The Bank of England held fire on further emergency measures for the UK economy today, despite another dose of worrying news from the manufacturing sector.
Interest rates were kept at a record low of 0.5% while the Bank's quantitative easing (QE) programme remained at £275 billion following the increase of £75 billion in October.
The no-change decision came despite a call from the British Chambers of Commerce to increase its support with a £50 billion top-up to QE, following October's shock increase.
But the Bank opted not to move yet as it waits for a clearer picture of how the economy fared in the final quarter of 2011 following mixed recent data.
Fears intensified today that the economy might have slipped into reverse in the fourth quarter of 2011, after Office for National Statistics figures revealed industrial production declined by 0.6% in November, following a 1% fall in October.
Manufacturing output fell 0.2% in November although its decline was at a lower rate than the previous month.
There have also been recent signs that the economy improved slightly in December, with industry surveys coming in stronger than expected.
Growth in the powerhouse services sector, which makes up 75% of the UK economy, is likely to have saved the wider economy from contraction in the final quarter, while surveys reported growth in manufacturing and construction.

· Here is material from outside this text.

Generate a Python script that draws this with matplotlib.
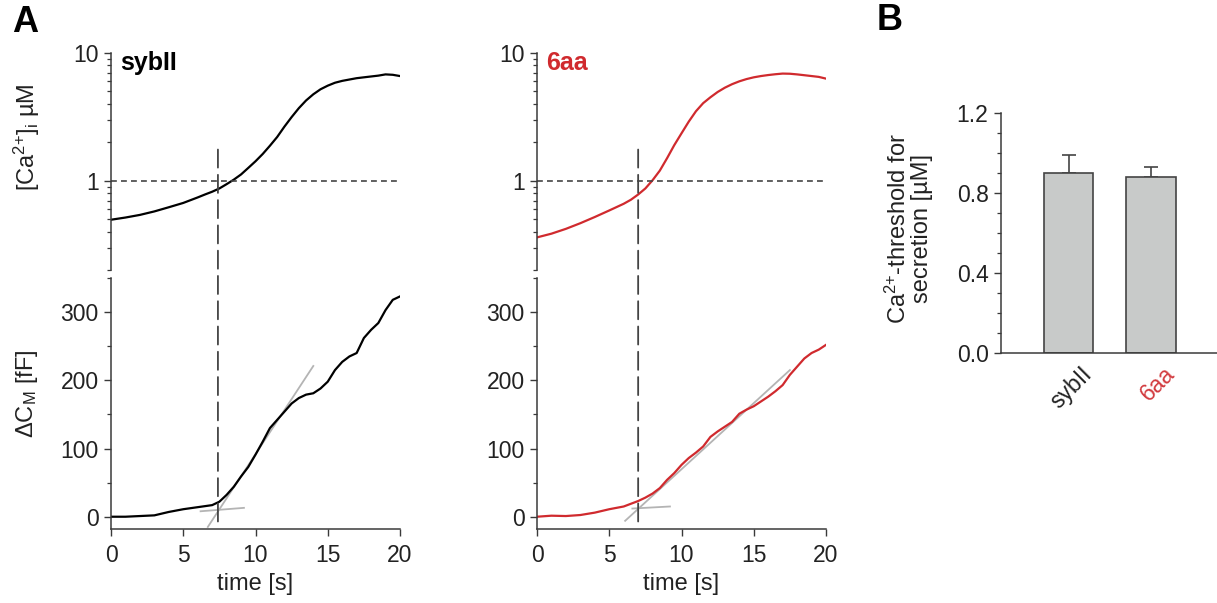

But the crisis in the eurozone - which the Bank cited as one of the key threats to UK recovery - continues to rumble on as EU leaders are yet to deliver a concrete plan to resolve the region's problems.
Economists still expect a further £50 billion of QE from the Bank of England in both the first and second quarters of this year, taking the total up to £375 billion.
The minutes from the monetary policy committee's (MPC) last meeting in December suggested a further cash injection to boost the economy was highly probable but not until February at the earliest, as the committee has yet to complete the latest round of QE.
Ian McCafferty, chief economic adviser at business body CBI, said: "Today's decision by the MPC to leave monetary policy unchanged was expected, since the current round of asset purchases is not yet complete.
"But with economic conditions fragile and inflation expected to undershoot, the MPC appears to be signalling that a further extension of the asset purchase programme is likely in the months ahead."
Holding interest rates at 0.5% will be welcomed by borrowers, but the extended period of lower lending costs spells more misery for pensioners and savers, who will continue to suffer low returns on their money at a time when inflation is eroding the value of their deposits.